Mentre 2,5 miliardi di persone vivono ancora senz’acqua, ogni
giorno il mondo occidentale ne consuma oltre 4mila litri al giorno. Ecco 10
paradossi sul consumo “inconsapevole”

(foto: Corbis Images)
L’acqua che assumiamo ogni giorno non è solo quella dei
famosi otto bicchieri che ci rendono più sani e più belli. Esiste anche un
consumo idrico meno noto ai consumatori di tutto il mondo, che però finisce
dritto sulle nostre tavole: si chiama acqua virtuale e ogni
giorno ne consumiamo oltre 4mila litri per alimentarci. Questo
è solo uno dei dieci paradossi evidenziati da uno studio condotto dalla
Fondazione Barilla Centre for Food and Nutrition in collaborazione con Marta
Antonelli, in occasione della
Giornata mondiale dell’acqua che si celebra il 22
marzo.
1. Un uomo usa in media 2 litri al giorno di acqua per bere, 4mila
per alimentarsi
Pensiamo che il nostro consumo d’acqua si limiti ai due litri che
beviamo ma, a nostra insaputa, ne usiamo fino a 4mila litri. Si chiama acqua
virtuale ed è la quantità di acqua usata per produrre i cibi.
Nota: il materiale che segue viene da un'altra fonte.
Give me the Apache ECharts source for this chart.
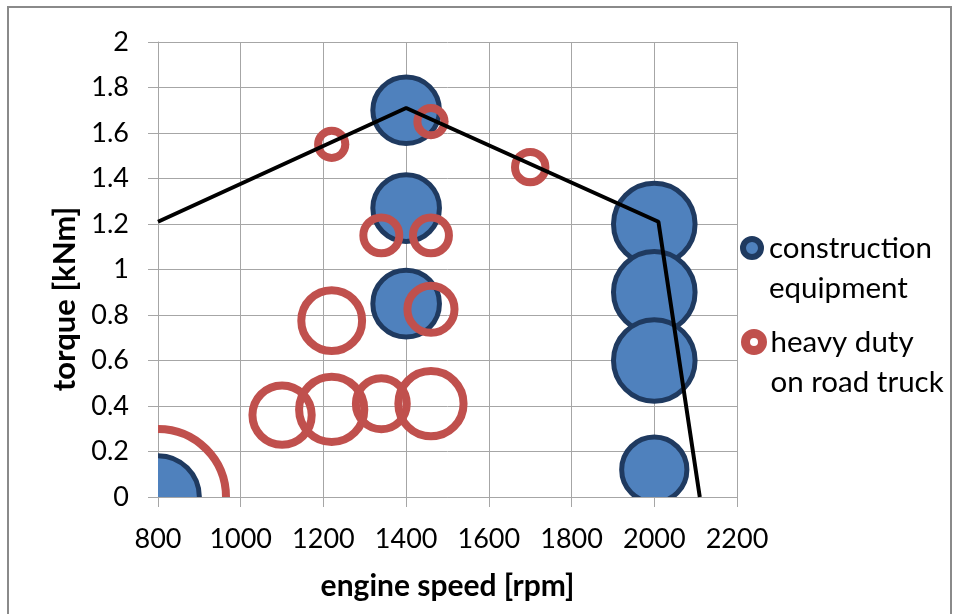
<!DOCTYPE html>
<html>
<head>
<meta charset="utf-8">
<script src="https://cdn.jsdelivr.net/npm/echarts@6/dist/echarts.min.js"></script>
<style>
html,body{margin:0;padding:0;background:#fff;}
#chart{width:957px;height:614px;}
</style>
</head>
<body>
<div id="chart"></div>
<script>
// ---- data ----
const SERIES_NAMES = ['construction equipment', 'heavy duty on road truck'];
const LEGEND_LABELS = ['construction\nequipment', 'heavy duty\non road truck'];
// [engine speed rpm, torque kNm, bubble size]
const constructionEquipment = [
  [800, 0, 37],
  [1400, 1.70, 24],
  [1400, 1.27, 24],
  [1400, 0.85, 24],
  [2000, 1.20, 36],
  [2000, 0.90, 36],
  [2000, 0.60, 36],
  [2000, 0.12, 23]
];
const heavyDutyTruck = [
  [800, 0, 100],
  [1100, 0.36, 19],
  [1220, 0.385, 23],
  [1340, 0.41, 14],
  [1460, 0.41, 23],
  [1220, 0.775, 20],
  [1460, 0.825, 12],
  [1340, 1.15, 7],
  [1460, 1.15, 7],
  [1220, 1.55, 4],
  [1460, 1.65, 4],
  [1700, 1.45, 5]
];
// full-load torque curve
const fullLoadCurve = [
  [800, 1.21],
  [1400, 1.71],
  [2010, 1.21],
  [2110, 0]
];
const X_TICK_LABELS = ['800','1000','1200','1400','1600','1800','2000','2200'];
const Y_TICK_LABELS = ['0','0.2','0.4','0.6','0.8','1','1.2','1.4','1.6','1.8','2'];

// ---- styling ----
const FONT = 'Lato';
const BLUE = '#4F81BD', BLUE_EDGE = '#1F3A60', RED = '#C0504D';
const GRID_COLOR = '#a6a6a6';
const SIZE_MAX = 100, R_MAX = 68;
function radius(size) { return R_MAX * Math.sqrt(size / SIZE_MAX); }

function bubbleRenderer(fill, stroke, lineWidth) {
  return function (params, api) {
    const p = api.coord([api.value(0), api.value(1)]);
    return {
      type: 'circle',
      shape: { cx: p[0], cy: p[1], r: radius(api.value(2)) },
      style: { fill: fill, stroke: stroke, lineWidth: lineWidth }
    };
  };
}

const chart = echarts.init(document.getElementById('chart'));
const option = {
  backgroundColor: '#fff',
  animation: false,
  textStyle: { fontFamily: FONT },
  graphic: [{
    type: 'rect', silent: true, z: -10,
    shape: { x: 8, y: 7, width: 943, height: 640 },
    style: { fill: 'none', stroke: '#8a8a8a', lineWidth: 2 }
  }],
  grid: { left: 158, right: 220, top: 42, bottom: 117, containLabel: false },
  legend: [{
    left: 740, top: 188, orient: 'vertical', padding: 0,
    itemWidth: 18, itemHeight: 18,
    selectedMode: false,
    textStyle: { fontSize: 29.5, fontFamily: FONT, color: '#000', lineHeight: 40, padding: [0, 0, 0, 3] },
    formatter: function () { return ' \n' + LEGEND_LABELS[0]; },
    data: [{ name: SERIES_NAMES[0], icon: 'circle',
      itemStyle: { color: BLUE, borderColor: BLUE_EDGE, borderWidth: 6 } }]
  }, {
    left: 741, top: 282, orient: 'vertical', padding: 0,
    itemWidth: 17, itemHeight: 17,
    selectedMode: false,
    textStyle: { fontSize: 29.5, fontFamily: FONT, color: '#000', lineHeight: 40, padding: [0, 0, 0, 3] },
    formatter: function () { return ' \n' + LEGEND_LABELS[1]; },
    data: [{ name: SERIES_NAMES[1], icon: 'circle',
      itemStyle: { color: '#fff', borderColor: RED, borderWidth: 9 } }]
  }],
  xAxis: {
    type: 'value',
    min: 800, max: 2200, interval: 200,
    name: 'engine speed [rpm]', nameLocation: 'middle', nameGap: 74,
    nameTextStyle: { fontSize: 30, fontWeight: 'bold', color: '#000', fontFamily: FONT },
    axisLine: { show: true, lineStyle: { color: GRID_COLOR, width: 1 } },
    axisTick: { show: true, length: 10, lineStyle: { color: GRID_COLOR, width: 1 } },
    splitLine: { show: true, lineStyle: { color: GRID_COLOR, width: 1 } },
    axisLabel: { fontSize: 27, color: '#000', margin: 29, fontFamily: FONT,
      formatter: function (v) { return X_TICK_LABELS[Math.round((v - 800) / 200)]; } }
  },
  yAxis: {
    type: 'value',
    min: 0, max: 2, interval: 0.2,
    name: 'torque [kNm]', nameLocation: 'middle', nameGap: 72, nameRotate: 90,
    nameTextStyle: { fontSize: 31, fontWeight: 'bold', color: '#000', fontFamily: FONT, padding: [0, 59, 0, 0] },
    axisLine: { show: true, lineStyle: { color: GRID_COLOR, width: 1 } },
    axisTick: { show: true, length: 10, lineStyle: { color: GRID_COLOR, width: 1 } },
    splitLine: { show: true, lineStyle: { color: GRID_COLOR, width: 1 } },
    axisLabel: { fontSize: 27, color: '#000', margin: 29, fontFamily: FONT,
      formatter: function (v) { return Y_TICK_LABELS[Math.round(v / 0.2)]; } }
  },
  series: [{
    name: SERIES_NAMES[0],
    type: 'custom',
    clip: true,
    z: 2,
    itemStyle: { color: BLUE, borderColor: BLUE_EDGE, borderWidth: 5 },
    renderItem: bubbleRenderer(BLUE, BLUE_EDGE, 5),
    encode: { x: 0, y: 1 },
    data: constructionEquipment
  }, {
    name: SERIES_NAMES[1],
    type: 'custom',
    clip: true,
    z: 3,
    itemStyle: { color: RED, borderColor: RED, borderWidth: 8 },
    renderItem: bubbleRenderer('none', RED, 8),
    encode: { x: 0, y: 1 },
    data: heavyDutyTruck
  }, {
    name: 'full load',
    type: 'line',
    z: 4,
    symbol: 'none',
    silent: true,
    lineStyle: { color: '#000', width: 4 },
    data: fullLoadCurve
  }]
};
chart.setOption(option);
</script>
</body>
</html>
2. Servono 15mila litri d’acqua per produrre un chilo di carne
Secondo questo studio questo è il quantitativo necessario per ottenere un
chilo di carne bovina. Il dato può variare a seconda del tipo di
allevamento: rispetto agli impianti al pascolo, quelli intensivi richiedono il
triplo in termini di apporto idrico, a causa dei mangimi concentrati che
richiedono ingenti quantità di acqua per essere prodotti.
3. Quasi il 90% di acqua consumata è destinata alla produzione del
cibo
Marta Antonelli, autrice del libro L’acqua che mangiamo ha
messo in evidenza che l’89 % del nostro consumo idrico è riconducibile al solo
consumo di cibo.
4. Se tutti seguissero la dieta occidentale: +75% acqua utilizzata
Altro paradosso: nonostante tra le diete occidentali ci sia anche quella
mediterranea, particolarmente economica per il consumo idrico virtuale, questi
regimi sono basati sul consumo di carne. Aumentando il consumo di prodotti di
origine animale, lo spreco idrico mondiale aumenterebbe del 75%.
5. Si usa più acqua per produrre prodotti di origine animale che per
le verdure
Contrariamente a ogni aspettativa, la produzione di alimenti di origine animale
è più idro-esigente di quella di frutta e verdura.
6. 1,3 miliardi di tonnellate di cibo buttato all’anno corrispondono
a 3 Laghi di Ginevra evaporati
Il consumo eccessivo di acqua virtuale non è creato solo dalla produzione di
cibo, ma anche dal suo spreco. Ogni anno 1,3 miliardi
tonnellate di cibo vengono sprecate (circa un terzo della produzione
mondiale), con una conseguente perdita 250 chilometri cubi di acqua all’anno,
una quantità pari a tre volte il volume del Lago di Ginevra.
7. In Italia ogni anno si sprecano 706 milioni di metri cubi di acqua
a causa del cibo inutilizzato
L’Italia, terzo importatore di acqua virtuale al
mondo, ne spreca ogni anno 706 milioni di metri cubi solo per
il cibo che non utilizza.
8. 43% di acqua sprecata in Italia da cibo è per spreco di carne
Questa è l’incidenza idrica della carne non consumata sul suolo italiano. Se
consideriamo anche le perdite di alimenti che avvengono durante la filiera
alimentare e che non raggiungono mai la distribuzione, il bilancio sale a
1.226 milioni di metri cubi d’acqua.
9. Nel 2050 servirà il 20% di acqua in più per nutrire tutti
Ma cosa succederà quando nel 2050 sulla Terra ci saranno nove
miliardi di persone? Per nutrirsi, faranno lievitare i consumi idrici del 20%.
10. 2.400 chilometri cubi all’anno è il deficit globale di acqua in
futuro (30 laghi di Ginevra)
Aumenterà anche il deficit idrico: saranno 2.400 i chilometri cubi annui d’acqua
perduti per il cibo. Riuscite a immaginare trenta laghi di Ginevra che
scompaiono? È questo il volume idrico che si manderebbe in fumo.
La riduzione dello spreco alimentare del 50% entro il 2020
(e quindi anche dello sperpero idrico) è uno degli obiettivi del
Protocollo di Milano, un progetto messo a punto nel 2013 dalla
Fondazione Barilla con il contributo di oltre 500 esperti internazionali, in
risposta ai grandi paradossi moderni sull’alimentazione. Ma il cambiamento parte
dall’informazione verso chi ogni giorno si siede a tavola e consuma.